Before leaving this issue, we note a further complexity. "[A] denial of benefits challenged under § 1132(a)(1)(B) is to be reviewed under a de novo standard unless the benefit plan gives the administrator discretionary authority to determine eligibility for benefits or to construe the terms of the plan." Firestone Tire & Rubber Co. v. Bruch, 489 U.S. 101, 115, 109 S.Ct. 948, 956-57, 103 L.Ed.2d 80 (1989). We find no Plan provision conferring discretionary authority to decide benefit claims.2 In other words, the Ravenscrafts erred in arguing this issue under the deferential standard of review. Moreover, under the de novo standard of review, a district court for good cause shown "may allow the parties to introduce evidence in addition to that presented to the fiduciary." Donatelli, 992 F.2d at 765. However, the Ravenscrafts did not show cause for their eleventh-hour change of theory and new evidence, and they did not urge the district court to apply the principles of de novo review. In these circumstances, it was not plain error for the district court to apply the deferential standard of review and dismiss this claim.
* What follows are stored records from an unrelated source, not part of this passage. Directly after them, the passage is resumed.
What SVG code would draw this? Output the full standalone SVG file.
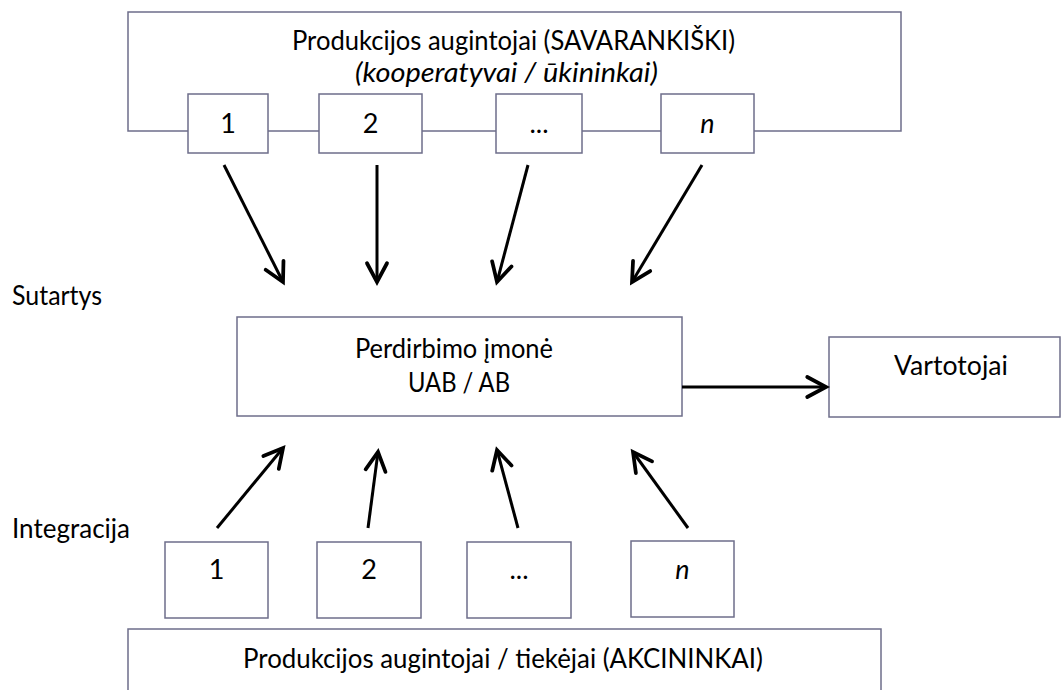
<svg xmlns="http://www.w3.org/2000/svg" width="1061" height="690" viewBox="0 0 1061 690">
  <defs>
    <style>
      .box { fill: #ffffff; stroke: #6e6e8a; stroke-width: 1.5; }
      .frame { fill: none; stroke: #6e6e8a; stroke-width: 1.5; }
      .lbl { font-family: Lato, "Open Sans", sans-serif; font-size: 27px; fill: #000000; }
      .mid { text-anchor: middle; }
      .it { font-style: italic; }
      .conn { stroke: #000000; stroke-width: 3; fill: none; marker-end: url(#open); }
    </style>
    <marker id="open" markerUnits="userSpaceOnUse" markerWidth="30" markerHeight="30" viewBox="-20 -10 24 20" refX="0" refY="0" orient="auto">
      <path d="M-15,-8 L0,0 L-15,8" fill="none" stroke="#000000" stroke-width="3" stroke-linecap="round" stroke-linejoin="miter"/>
    </marker>
  </defs>

  <rect width="1061" height="690" fill="#ffffff"/>

  <!-- independent producers frame with numbered members -->
  <g id="producers-independent">
    <path class="frame" d="M128,12 H901 V131 H128 Z"/>
    <text class="lbl mid" x="513.5" y="50" textLength="443" lengthAdjust="spacingAndGlyphs">Produkcijos augintojai (SAVARANKIŠKI)</text>
    <text class="lbl mid it" x="506.5" y="82" textLength="303" lengthAdjust="spacingAndGlyphs">(kooperatyvai / ūkininkai)</text>
  </g>
  <g id="top-1">
    <rect class="box" x="188" y="94" width="80" height="59"/>
    <text class="lbl mid" x="228" y="133">1</text>
  </g>
  <g id="top-2">
    <rect class="box" x="319" y="94" width="103" height="59"/>
    <text class="lbl mid" x="370.5" y="133">2</text>
  </g>
  <g id="top-etc">
    <rect class="box" x="496" y="94" width="86" height="59"/>
    <text class="lbl mid" x="539" y="133">...</text>
  </g>
  <g id="top-n">
    <rect class="box" x="661" y="94" width="93" height="59"/>
    <text class="lbl mid it" x="707.5" y="133">n</text>
  </g>

  <!-- side labels -->
  <g id="label-sutartys">
    <text class="lbl" x="12" y="305" textLength="90" lengthAdjust="spacingAndGlyphs">Sutartys</text>
  </g>
  <g id="label-integracija">
    <text class="lbl" x="12" y="538" textLength="118" lengthAdjust="spacingAndGlyphs">Integracija</text>
  </g>

  <!-- processing company -->
  <g id="processor">
    <rect class="box" x="237" y="317" width="445" height="99"/>
    <text class="lbl mid" x="454" y="358" textLength="198" lengthAdjust="spacingAndGlyphs">Perdirbimo įmonė</text>
    <text class="lbl mid" x="459" y="392" textLength="102" lengthAdjust="spacingAndGlyphs">UAB / AB</text>
  </g>

  <!-- consumers -->
  <g id="consumers">
    <rect class="box" x="829" y="337" width="231" height="80"/>
    <text class="lbl mid" x="951" y="375" textLength="114" lengthAdjust="spacingAndGlyphs">Vartotojai</text>
  </g>

  <!-- shareholder producers with numbered members -->
  <g id="bottom-1">
    <rect class="box" x="165" y="542" width="103" height="76"/>
    <text class="lbl mid" x="216.5" y="579">1</text>
  </g>
  <g id="bottom-2">
    <rect class="box" x="317" y="542" width="104" height="76"/>
    <text class="lbl mid" x="369" y="579">2</text>
  </g>
  <g id="bottom-etc">
    <rect class="box" x="467" y="542" width="104" height="76"/>
    <text class="lbl mid" x="519" y="579">...</text>
  </g>
  <g id="bottom-n">
    <rect class="box" x="631" y="541" width="103" height="76"/>
    <text class="lbl mid it" x="682.5" y="579">n</text>
  </g>
  <g id="producers-shareholders">
    <rect class="box" x="128" y="629" width="753" height="80"/>
    <text class="lbl mid" x="503" y="668" textLength="520" lengthAdjust="spacingAndGlyphs">Produkcijos augintojai / tiekėjai (AKCININKAI)</text>
  </g>

  <!-- connectors -->
  <g id="connectors">
    <line class="conn" x1="224" y1="165" x2="283" y2="282"/>
    <line class="conn" x1="377" y1="165" x2="377" y2="282"/>
    <line class="conn" x1="528" y1="165" x2="497" y2="282"/>
    <line class="conn" x1="702" y1="165" x2="632" y2="282"/>
    <line class="conn" x1="682" y1="387" x2="826" y2="387"/>
    <line class="conn" x1="217" y1="528" x2="283" y2="448"/>
    <line class="conn" x1="368" y1="528" x2="378" y2="452"/>
    <line class="conn" x1="518" y1="528" x2="497" y2="450"/>
    <line class="conn" x1="688" y1="528" x2="633" y2="452"/>
  </g>
</svg>
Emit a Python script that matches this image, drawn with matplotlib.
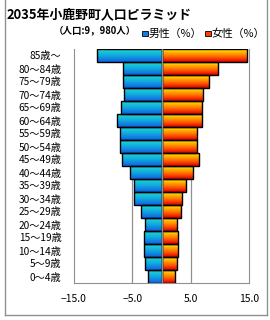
import numpy as np
import matplotlib
matplotlib.use("Agg")
import matplotlib.pyplot as plt
from matplotlib.colors import LinearSegmentedColormap
from matplotlib.patches import Rectangle
from matplotlib.lines import Line2D

plt.rcParams['font.family'] = ['Noto Sans CJK JP', 'DejaVu Sans']

ages = ["0～4歳", "5～9歳", "10～14歳", "15～19歳", "20～24歳", "25～29歳",
        "30～34歳", "35～39歳", "40～44歳", "45～49歳", "50～54歳", "55～59歳",
        "60～64歳", "65～69歳", "70～74歳", "75～79歳", "80～84歳", "85歳～"]
male = [2.3, 2.8, 3.0, 3.0, 2.8, 3.5, 4.7, 4.8, 5.4, 6.8, 7.2, 7.2,
        7.7, 7.0, 6.5, 6.6, 6.6, 11.1]
female = [2.3, 2.6, 2.8, 2.8, 2.7, 3.3, 3.5, 4.2, 5.4, 6.4, 6.1, 6.1,
          6.9, 6.9, 7.1, 8.1, 9.7, 14.6]
xticks = [-15, -5, 5, 15]

cm_male = LinearSegmentedColormap.from_list("m", ["#1060e0", "#10a8e0", "#20d8d0"])
cm_female = LinearSegmentedColormap.from_list("f", ["#d80000", "#ff5000", "#ffa000", "#ffe800"])

fig = plt.figure(figsize=(2.7, 3.2), dpi=100)
ax = fig.add_axes([74 / 270, 1 - 283 / 320, 175 / 270, 234 / 320])

y = np.arange(len(ages))
grad = np.linspace(0, 1, 64).reshape(-1, 1)

def gradient_bars(vals, cmap):
    bars = ax.barh(y, vals, height=0.97, color="none", edgecolor="black", linewidth=1.0, zorder=3)
    for b in bars:
        x0, y0 = b.get_x(), b.get_y()
        w, h = b.get_width(), b.get_height()
        im = ax.imshow(grad, cmap=cmap, origin="lower", aspect="auto",
                       extent=[min(x0, x0 + w), max(x0, x0 + w), y0, y0 + h], zorder=2)
        im.set_clip_path(b)
    return bars

gradient_bars([-v for v in male], cm_male)
gradient_bars(female, cm_female)

ax.set_xlim(-15, 15)
ax.set_ylim(-0.5, len(ages) - 0.5)
ax.axvline(0, color="#909090", lw=1.0, zorder=4)
for gx in [-5, 5]:
    ax.axvline(gx, color="#909090", lw=0.9, zorder=1)

ax.set_yticks(y)
ax.set_yticklabels(ages, fontsize=7.3)
ax.set_xticks(xticks)
ax.set_xticklabels(["−15.0", "−5.0", "5.0", "15.0"], fontsize=7.5)
ax.tick_params(axis="both", length=0)
ax.tick_params(axis="y", pad=9)
ax.tick_params(axis="x", pad=8)
for s in ["left", "right", "bottom"]:
    ax.spines[s].set_color("#909090")
ax.spines["top"].set_visible(False)

fig.text(7 / 270, 1 - 14 / 320, "2035年小鹿野町人口ピラミッド", fontsize=9.3, fontweight="bold", va="center")
fig.text(54 / 270, 1 - 30 / 320, "（人口:9，980人）", fontsize=6.8, fontweight="bold", va="center")

fig.patches.append(Rectangle((142 / 270, 1 - 36 / 320), 6 / 270, 5 / 320, transform=fig.transFigure,
                             facecolor="#1080e0", edgecolor="black", lw=0.6))
fig.text(149 / 270, 1 - 34 / 320, "男性（%）", fontsize=7.8, va="center")
fig.patches.append(Rectangle((205 / 270, 1 - 36 / 320), 6 / 270, 5 / 320, transform=fig.transFigure,
                             facecolor="#ff4000", edgecolor="black", lw=0.6))
fig.text(212 / 270, 1 - 34 / 320, "女性（%）", fontsize=7.8, va="center")

# outer frame
for xs, ys in [([5, 5], [0, 315]), ([267, 267], [0, 315]), ([5, 267], [315, 315])]:
    fig.lines.append(Line2D([v / 270 for v in xs], [1 - v / 320 for v in ys],
                            transform=fig.transFigure, color="#909090", lw=1.0))

fig.savefig("out.png", dpi=100)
4. Finally, the Ravenscrafts argue that the Plan is estopped to terminate continuing IVF benefits in progress. However, estoppel principles are relevant in a beneficiary's action to recover benefits under § 1132(a)(1)(B) only in the context of judicially reviewing the Plan fiduciary's denial of benefits under the applicable de novo or deferential standard of review. Estoppel may not otherwise be employed to vary the terms of an ERISA plan. See Houghton v. SIPCO, Inc., 38 F.3d 953, 958 (8th Cir.1994); Slice v. Sons of Norway, 34 F.3d 630, 632-33 (8th Cir.1994).

The judgment of the district court is affirmed.


* The HONORABLE CHARLES R. WOLLE, Chief Judge of the United States District Court for the Southern District of Iowa, sitting by designation.
1. The HONORABLE HAROLD D. VIETOR, United States District Judge for the Southern District of Iowa.
2. The claim and benefit provisions read like a typical insurance policy, which is not surprising since the Plan Administrator is an insurance company. Such provisions do not trigger the deferential ERISA standard of review. See Bounds v. Bell Atl. Enters. Flexible Long-Term Disability Plan, 32 F.3d 337, 339 (8th Cir.1994).